Indonesiens für seine nonchalante Art bekannter Präsident Abdurrahman Wahid ist ein Jahr im Amt. Nach drei Jahrzehnten Suharto-Regime hatte das Volk den Moslemführer als Retter begrüßt und gelacht, wenn Wahid wieder Späße machte. Doch mittlerweile ist seinen Landsleuten das Lachen vergangen. Die hart errungenen Reformen stocken. Die Indonesier zweifeln, ob der Regierungschef tatsächlich mit den Grundübeln des Landes aufräumen will - mit Korruption und Nepotismus. Wahid platzierte Vertraute an Schlüsselposten - etwa als neuen Finanzminister seinen langjährigen Freund Prijadi Praptosuhardjo, der vor einem Jahr eine Staatsbank übernehmen sollte, doch in den Augen der Zentralbank zu wenig kompetent war.

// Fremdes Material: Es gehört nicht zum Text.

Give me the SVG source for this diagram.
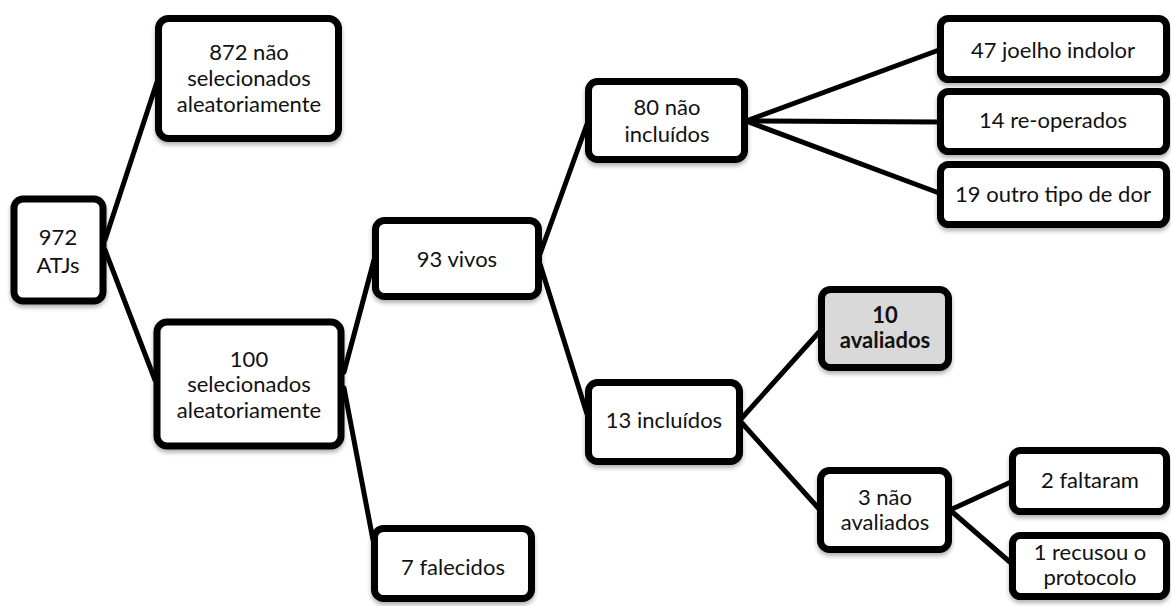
<svg xmlns="http://www.w3.org/2000/svg" width="1171" height="606" viewBox="0 0 1171 606">
<defs>
<filter id="sh" x="-10%" y="-10%" width="120%" height="130%">
<feDropShadow dx="0" dy="3" stdDeviation="2" flood-color="#000" flood-opacity="0.3"/>
</filter>
</defs>
<style>
.box{fill:#fff;stroke:#000;stroke-width:7;filter:url(#sh)}
.gray{fill:#d9d9d9}
.t{font-family:Lato,"Open Sans","Liberation Sans",sans-serif;font-size:22px;fill:#111;text-anchor:middle}
.b{font-weight:bold}
.c line{stroke:#000;stroke-width:5;stroke-linecap:round}
</style>
<rect width="1171" height="606" fill="#fff"/>
<g class="c" id="connectors">
<line x1="105" y1="240" x2="157" y2="82"/>
<line x1="105" y1="250" x2="155" y2="380"/>
<line x1="344" y1="372" x2="374" y2="260"/>
<line x1="344" y1="388" x2="373" y2="540"/>
<line x1="540" y1="254" x2="587" y2="124"/>
<line x1="540" y1="264" x2="587" y2="414"/>
<line x1="746" y1="121" x2="939" y2="50"/>
<line x1="746" y1="121" x2="939" y2="122"/>
<line x1="746" y1="121" x2="939" y2="193"/>
<line x1="741" y1="419" x2="820" y2="331"/>
<line x1="741" y1="422" x2="820" y2="510"/>
<line x1="950" y1="510" x2="1011" y2="482"/>
<line x1="950" y1="510" x2="1011" y2="563"/>
</g>
<g id="n972"><rect class="box" x="14" y="199" width="89" height="102" rx="9"/>
<text class="t" x="58" y="245">972</text><text class="t" x="58" y="273">ATJs</text></g>
<g id="n872"><rect class="box" x="158.5" y="18.5" width="180" height="120" rx="10"/>
<text class="t" x="249" y="60">872 não</text><text class="t" x="249" y="86">selecionados</text><text class="t" x="249" y="112">aleatoriamente</text></g>
<g id="n100"><rect class="box" x="157" y="322" width="184" height="124" rx="10"/>
<text class="t" x="249" y="367">100</text><text class="t" x="249" y="392">selecionados</text><text class="t" x="249" y="418">aleatoriamente</text></g>
<g id="n93"><rect class="box" x="375.5" y="220.5" width="163" height="76" rx="9"/>
<text class="t" x="457" y="267">93 vivos</text></g>
<g id="n7"><rect class="box" x="374.5" y="528.5" width="157" height="70" rx="9"/>
<text class="t" x="453" y="575">7 falecidos</text></g>
<g id="n80"><rect class="box" x="588.5" y="81.5" width="156" height="78" rx="9"/>
<text class="t" x="667" y="115">80 não</text><text class="t" x="667" y="142">incluídos</text></g>
<g id="n13"><rect class="box" x="588.5" y="382.5" width="151" height="79" rx="9"/>
<text class="t" x="664" y="428">13 incluídos</text></g>
<g id="n10"><rect class="box gray" x="821.5" y="289.5" width="127" height="78" rx="9"/>
<text class="t b" x="885" y="323">10</text><text class="t b" x="885" y="348">avaliados</text></g>
<g id="n3"><rect class="box" x="820.5" y="470.5" width="128" height="79" rx="9"/>
<text class="t" x="885" y="505">3 não</text><text class="t" x="885" y="530">avaliados</text></g>
<g id="n47"><rect class="box" x="940.5" y="18.5" width="226" height="61" rx="8"/>
<text class="t" x="1053" y="58">47 joelho indolor</text></g>
<g id="n14"><rect class="box" x="940.5" y="91.5" width="226" height="60" rx="8"/>
<text class="t" x="1053" y="128">14 re-operados</text></g>
<g id="n19"><rect class="box" x="940.5" y="164.5" width="226" height="60" rx="8"/>
<text class="t" x="1053" y="202">19 outro tipo de dor</text></g>
<g id="n2"><rect class="box" x="1012.5" y="450.5" width="154" height="61" rx="8"/>
<text class="t" x="1090" y="488">2 faltaram</text></g>
<g id="n1"><rect class="box" x="1012.5" y="535.5" width="154" height="61" rx="8"/>
<text class="t" x="1090" y="560">1 recusou o</text><text class="t" x="1090" y="585">protocolo</text></g>
</svg>
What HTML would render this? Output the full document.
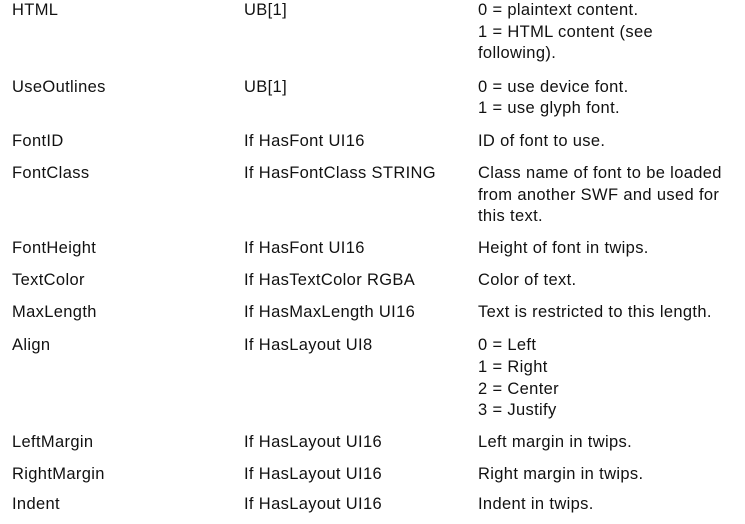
<!DOCTYPE html>
<html><head><meta charset="utf-8"><style>
html,body{margin:0;padding:0;background:#fff;}
body{width:745px;height:524px;position:relative;overflow:hidden;font-family:"Liberation Sans",sans-serif;font-size:16.5px;color:#111;}
div{position:absolute;line-height:16px;white-space:nowrap;letter-spacing:0.35px;}
</style></head><body>
<div style="left:12px;top:2px">HTML</div>
<div style="left:244px;top:2px">UB[1]</div>
<div style="left:478px;top:2px">0 = plaintext content.</div>
<div style="left:478px;top:24px">1 = HTML content (see</div>
<div style="left:478px;top:45px">following).</div>

<div style="left:12px;top:79px">UseOutlines</div>
<div style="left:244px;top:79px">UB[1]</div>
<div style="left:478px;top:79px">0 = use device font.</div>
<div style="left:478px;top:100px">1 = use glyph font.</div>

<div style="left:12px;top:133px">FontID</div>
<div style="left:244px;top:133px">If HasFont UI16</div>
<div style="left:478px;top:133px">ID of font to use.</div>

<div style="left:12px;top:165px">FontClass</div>
<div style="left:244px;top:165px">If HasFontClass STRING</div>
<div style="left:478px;top:165px">Class name of font to be loaded</div>
<div style="left:478px;top:187px">from another SWF and used for</div>
<div style="left:478px;top:208px">this text.</div>

<div style="left:12px;top:240px">FontHeight</div>
<div style="left:244px;top:240px">If HasFont UI16</div>
<div style="left:478px;top:240px">Height of font in twips.</div>

<div style="left:12px;top:272px">TextColor</div>
<div style="left:244px;top:272px">If HasTextColor RGBA</div>
<div style="left:478px;top:272px">Color of text.</div>

<div style="left:12px;top:304px">MaxLength</div>
<div style="left:244px;top:304px">If HasMaxLength UI16</div>
<div style="left:478px;top:304px">Text is restricted to this length.</div>

<div style="left:12px;top:337px">Align</div>
<div style="left:244px;top:337px">If HasLayout UI8</div>
<div style="left:478px;top:337px">0 = Left</div>
<div style="left:478px;top:359px">1 = Right</div>
<div style="left:478px;top:381px">2 = Center</div>
<div style="left:478px;top:402px">3 = Justify</div>

<div style="left:12px;top:434px">LeftMargin</div>
<div style="left:244px;top:434px">If HasLayout UI16</div>
<div style="left:478px;top:434px">Left margin in twips.</div>

<div style="left:12px;top:466px">RightMargin</div>
<div style="left:244px;top:466px">If HasLayout UI16</div>
<div style="left:478px;top:466px">Right margin in twips.</div>

<div style="left:12px;top:496px">Indent</div>
<div style="left:244px;top:496px">If HasLayout UI16</div>
<div style="left:478px;top:496px">Indent in twips.</div>
</body></html>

Hauptverdienst Wahids bleibt, dass er Indonesien vor einem Militärputsch bewahrte und sich die Lage nicht verschlimmerte. So wurden Indonesien bei einer Geberkonferenz in dieser Woche in Japan 5,33 Milliarden US-Dollar Hilfsgelder zugesagt - im Gegenzug für ständig gebrochene, wiederholte Versprechen, dass Indonesien endlich seine Wirtschaft reformiere, Westtimor von den Milizen säubere und eine Rechtsgrundlage für Investitionen schaffe. Den Geberländern blieb keine Wahl. Das Geld wird irgendwo in Jakarta versickern. Doch die Angst ist groß, dass Wahids Regierung ohne Hilfsgelder einen Zusammenbruch auslösen würde, der die Region erschüttert.
Wahids weiteres Verdienst ist die Schwächung der Generäle, die unter Suharto als Staat im Staat galten. Doch das macht Wahid zum unkontrollierbaren Hauptakteur mit einer widersprüchlichen Politik, die den Finanzmarkt verwirrt und Abgeordnete verzweifeln lässt. Doch Kritik an Wahid ist schwierig anzubringen. Im ersten Amtsjahr bereiste der wegen Schlaganfällen behinderte 60-Jährige über 50 Länder. Ist er wieder in Jakarta, verweigert er dann beispielsweise die Aufforderung, wegen zwei Finanzskandalen vor dem Parlament auszusagen.
Wahid, der bei öffentlichen Auftritten regelmäßig einnickt, hatte beim Amtsantritt hochmütig versprochen, er kenne die Acehnesen, er werde die Gewalt in der Rebellenprovinz Aceh ebenso beenden wie im abtrünnigen Irian Jaya und auf den Molukken. Doch Tausende sind seit letztem Oktober gestorben, rund eine Million Menschen sind auf der Flucht, und immer mehr Leute nehmen das Recht in die eigene Hand. Sie lynchen etwa Diebe, ohne dass die Polizei eingreift. Dass Milizionäre Anfang September in Westtimor drei UN-Angestellte gelyncht hatten, erfuhr der überraschte Wahid von UN-Generalsekretär Kofi Annan persönlich, als dieser beim Millennium-Gipfel eine Gedenkminute für die Opfer einlegte.
Kritiker rechnen Wahid an, dass mit der unter Suharto institutionalisierten Veruntreuuung von Geldern nicht einfach aufzuräumen ist. Doch Streit im Kabinett, ins Stocken geratene Reformen und widersprüchliche Äußerungen Wahids haben Kontroversen geschaffen, deren Hauptopfer Indonesiens arme Massen sind, die nichts vom versprochenen Wirtschaftsaufschwung spüren.
Das Volk erwartet eine Bestrafung des Suharto-Clans, der sich aber dank eines Heeres von Anwälten als unantastbar erweist. Dass Wahid im Geheimen jüngst Suhartos Sohn Tommy getroffen hat, den er zuvor als Drahtzieher hinter einer Reihe von Bombenanschlägen bezichtigte, das brachte selbst den Rhetorikkünstler Wahid in Verlegenheit.
Proteste, Streiks, Sternfahrten und Razzien sind in Jakarta zur Regel geworden. "Die Hoffnungen vor einem Jahr waren zu hoch", sagt der Politologe Salim Said. "Uns geht es nicht besser als letztes Jahr."